Locals used a variety of subterfuges to profit from mast pines.  Farmers would cut the lesser trees from around a mast pine, so it would have no buffer from the wind, and would fall in a gale.  Tour guides around here relate that as the source of the phrase “windfall profit.” Mast pines would simply disappear. Milled lumber was always less than the 24” standard.  Set fires made the big trees unsuitable for masts, but not other purposes.

In 1730 settlers near the Sheepscot River complained to the court that the Surveyor General “came with an armed force, turned them from their lands, seized their timber, burned and destroyed their houses and threatened to throw them into confinement.”  Such peremptory behavior led to retaliation.

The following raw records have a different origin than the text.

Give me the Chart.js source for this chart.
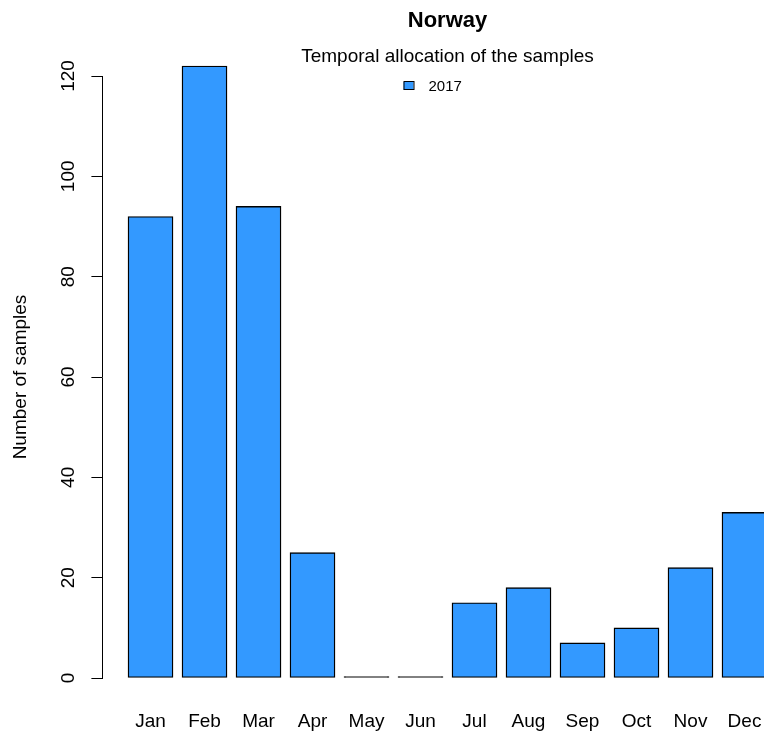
<!DOCTYPE html>
<html>
<head>
<meta charset="utf-8">
<script src="https://cdn.jsdelivr.net/npm/chart.js@4"></script>
<style>
  html, body { margin: 0; padding: 0; overflow: hidden; background: #fff; }
  #wrap { width: 764px; height: 733px; overflow: hidden; }
  canvas { display: block; }
</style>
</head>
<body>
<div id="wrap"><canvas id="grafico" width="800" height="733"></canvas></div>
<script>
// Norway - samples per month, 2017
const meses = ['Jan', 'Feb', 'Mar', 'Apr', 'May', 'Jun', 'Jul', 'Aug', 'Sep', 'Oct', 'Nov', 'Dec'];
const amostras2017 = [92, 122, 94, 25, 0, 0, 15, 18, 7, 10, 22, 33];
const serie = '2017';
const yTicks = [0, 20, 40, 60, 80, 100, 120];

const fonte = '"Liberation Sans", Arial, Helvetica, sans-serif';
const azul = '#3399FF';

// legenda no estilo R, dentro da area do grafico
const legendaR = {
  id: 'legendaR',
  afterDraw(chart) {
    const ctx = chart.ctx;
    const area = chart.chartArea;
    const cx = (area.left + area.right) / 2;
    ctx.save();
    ctx.fillStyle = azul;
    ctx.strokeStyle = '#000';
    ctx.lineWidth = 1;
    ctx.fillRect(cx - 44, 82, 10, 8);
    ctx.strokeRect(cx - 43.5, 81.5, 10, 8);
    ctx.fillStyle = '#000';
    ctx.font = '15px ' + fonte;
    ctx.textBaseline = 'middle';
    ctx.textAlign = 'left';
    ctx.fillText(serie, cx - 19, 86.5);
    ctx.restore();
  }
};

const dados = amostras2017.map((v, i) => ({ x: i, y: v }));

new Chart(document.getElementById('grafico'), {
  type: 'bar',
  data: {
    datasets: [
      {
        label: serie,
        data: dados,
        // barras com zero aparecem como uma linha preta (como no R)
        backgroundColor: (c) => (c.raw && c.raw.y === 0 ? '#000' : azul),
        borderColor: '#000',
        borderWidth: 1.4,
        borderSkipped: false,
        barThickness: 45,
        minBarLength: 1.5,
        clip: false
      }
    ]
  },
  options: {
    responsive: false,
    animation: false,
    layout: { padding: { left: 0, right: 7.4, top: 0, bottom: 0 } },
    plugins: {
      legend: { display: false },
      tooltip: { enabled: false },
      title: {
        display: true,
        fullSize: false,
        text: 'Norway',
        color: '#000',
        font: { family: fonte, size: 22, weight: 'bold' },
        padding: { top: 7.8, bottom: 0 }
      },
      subtitle: {
        display: true,
        fullSize: false,
        text: 'Temporal allocation of the samples',
        color: '#000',
        font: { family: fonte, size: 19 },
        padding: { top: 11.4, bottom: 7.6 }
      }
    },
    scales: {
      x: {
        type: 'linear',
        offset: false,
        min: -0.891,
        max: 11.891,
        grid: { display: false, drawTicks: false, offset: false },
        border: { display: false },
        ticks: {
          stepSize: 1,
          includeBounds: false,
          autoSkip: false,
          maxRotation: 0,
          padding: 32,
          color: '#000',
          font: { family: fonte, size: 19 },
          callback: (v) => meses[v]
        },
        afterFit: (s) => { s.height = 55; }
      },
      y: {
        min: 0,
        max: 120,
        grid: {
          display: true,
          drawOnChartArea: false,
          drawTicks: true,
          tickLength: 11,
          color: '#000',
          lineWidth: 1
        },
        border: { display: true, color: '#000', width: 1 },
        afterBuildTicks: (s) => { s.ticks = yTicks.map(v => ({ value: v })); },
        ticks: {
          minRotation: 90,
          maxRotation: 90,
          crossAlign: 'center',
          padding: 7,
          color: '#000',
          font: { family: fonte, size: 19 }
        },
        title: {
          display: true,
          text: 'Number of samples',
          color: '#000',
          font: { family: fonte, size: 19 },
          padding: { top: 9.6, bottom: 0 }
        },
        afterFit: (s) => { s.width = 102.4; }
      }
    }
  },
  plugins: [legendaR]
});
</script>
</body>
</html>
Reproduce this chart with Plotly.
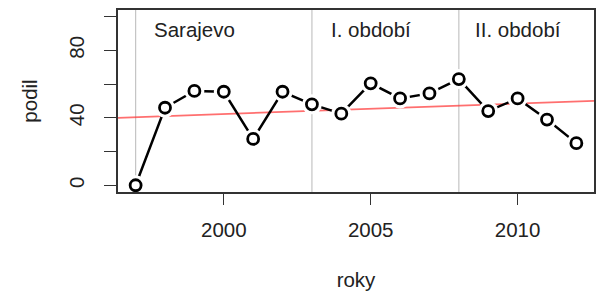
import plotly.graph_objects as go

years = list(range(1997, 2013))
podil = [0, 46, 56, 55.5, 27.5, 55.5, 48, 42.5, 60.5, 51.5, 54.5, 63, 44, 51.5, 39, 25]

trend_intercept_1997 = 40.4
trend_slope = 0.62

period_starts = [1997, 2003, 2008]
period_labels = ["Sarajevo", "I. období", "II. období"]
period_label_x = [1999, 2005, 2010]
period_label_y = 92.5

x_ticks = [2000, 2005, 2010]
y_ticks = [0, 20, 40, 60, 80, 100]
y_ticktext = ["0", "", "40", "", "80", ""]

x_range = [1996.4, 2012.6]
y_range = [-4, 104]

font = "Liberation Sans, Arial, sans-serif"
fs = 20.5

fig = go.Figure()

tx = x_range
ty = [trend_intercept_1997 + trend_slope * (x - 1997) for x in tx]
fig.add_trace(go.Scatter(x=tx, y=ty, mode="lines",
                         line=dict(color="rgba(255,50,50,0.7)", width=1.8),
                         hoverinfo="skip", showlegend=False))

fig.add_trace(go.Scatter(x=years, y=podil, mode="lines",
                         line=dict(color="black", width=2.5),
                         showlegend=False, cliponaxis=False))
fig.add_trace(go.Scatter(x=years, y=podil, mode="markers",
                         marker=dict(symbol="circle", size=20, color="white",
                                     line=dict(width=0)),
                         showlegend=False, cliponaxis=False))
fig.add_trace(go.Scatter(x=years, y=podil, mode="markers",
                         marker=dict(symbol="circle-open", size=11, color="black",
                                     line=dict(width=2.8, color="black")),
                         showlegend=False, cliponaxis=False))

shapes = []
for s in period_starts:
    shapes.append(dict(type="line", xref="x", yref="paper", x0=s, x1=s, y0=0, y1=1,
                       line=dict(color="#c4c4c4", width=1.2), layer="below"))

annotations = []
for lab, lx in zip(period_labels, period_label_x):
    annotations.append(dict(x=lx, y=period_label_y, xref="x", yref="y", text=lab,
                            showarrow=False, font=dict(family=font, size=fs, color="#222"),
                            xanchor="center", yanchor="middle"))

fig.update_layout(
    width=598, height=294,
    margin=dict(l=118, r=4, t=10, b=102),
    paper_bgcolor="white", plot_bgcolor="white",
    shapes=shapes, annotations=annotations,
    font=dict(family=font, size=fs, color="#222"),
    xaxis=dict(range=x_range, tickvals=x_ticks, ticks="outside", ticklen=11,
               tickwidth=1.3, tickcolor="#333", showgrid=False, zeroline=False,
               showline=True, linecolor="#333", linewidth=1.5, mirror=True,
               ticklabelstandoff=8, automargin=False,
               title=dict(text="roky", standoff=32, font=dict(size=fs))),
    yaxis=dict(range=y_range, tickvals=y_ticks, ticktext=y_ticktext, ticks="outside",
               ticklen=12, tickwidth=1.3, tickcolor="#333", showgrid=False,
               zeroline=False, showline=True, linecolor="#333", linewidth=1.5,
               mirror=True, tickangle=-90, ticklabelstandoff=12, automargin=False,
               title=dict(text="podil", standoff=22, font=dict(size=fs))),
)

fig.write_html("out.html", config={"displayModeBar": False},
               post_script="document.body.style.margin='0';document.body.style.overflow='hidden';")
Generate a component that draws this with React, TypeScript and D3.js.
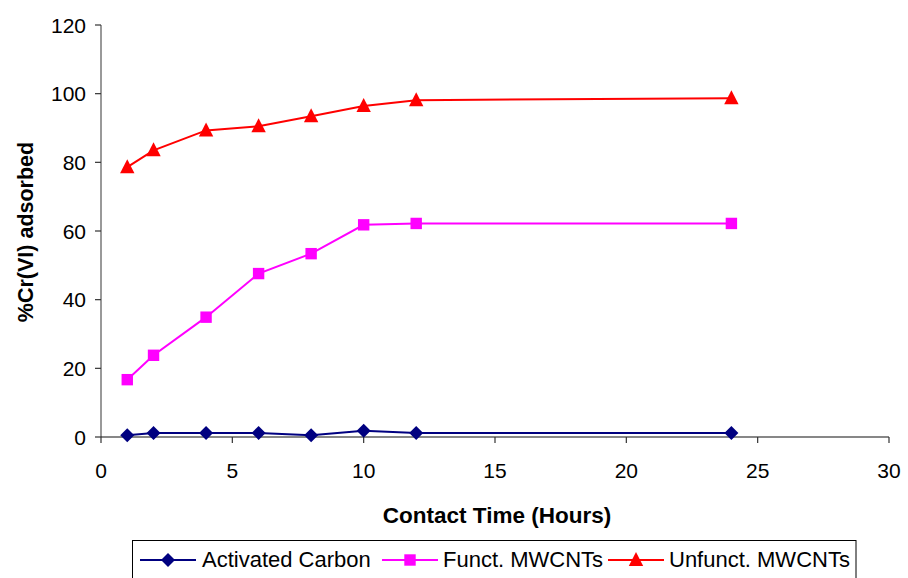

At Exeter in 1734, when some deputies were sent to bring a confiscated load of timber away, the locals disguised in Boston Tea Party fashion scuttled the boat, so it nearly didn’t survive the return trip to Portsmouth.

The Surveyor and his men were subject to political pressure and backstabbing in Britain and the colonies, bribery, threats, and even assault.  In 1759 one Daniel Blake was thrown into a millpond.  In 1772, another charged sawmill owners with milling trunks that had been marked with the King’s Broad Arrow. One of the owners refused to pay the fine. He was arrested and then released with the promise that he would provide bail the next day. He and 30 to 40 men, their faces disguised with soot, assaulted the government officials and ran them out of town.  Eight of them were later convicted of assault, but the local judges let them off so lightly it seemed like support for their actions. 

Woodsmen in Maine were fully aware that the members of Parliament who passed unrealistic onerous laws regarding pines in New England had exempted their own Oak forests from similar regulations.  That knowledge helped them rationalize their defiance.

“The undermining of New England property rights and business morality by the Broad Arrow Policy served mainly to fan sparks of rebellion in the colonists,”   Manning wrote. As an example of chronic and continuous irritation, it is a larger cause of the Revolution than generally credited. The rejection of absentee ownership claims and regulations it engendered continued until Maine separated from Massachusetts and became a state in its own right.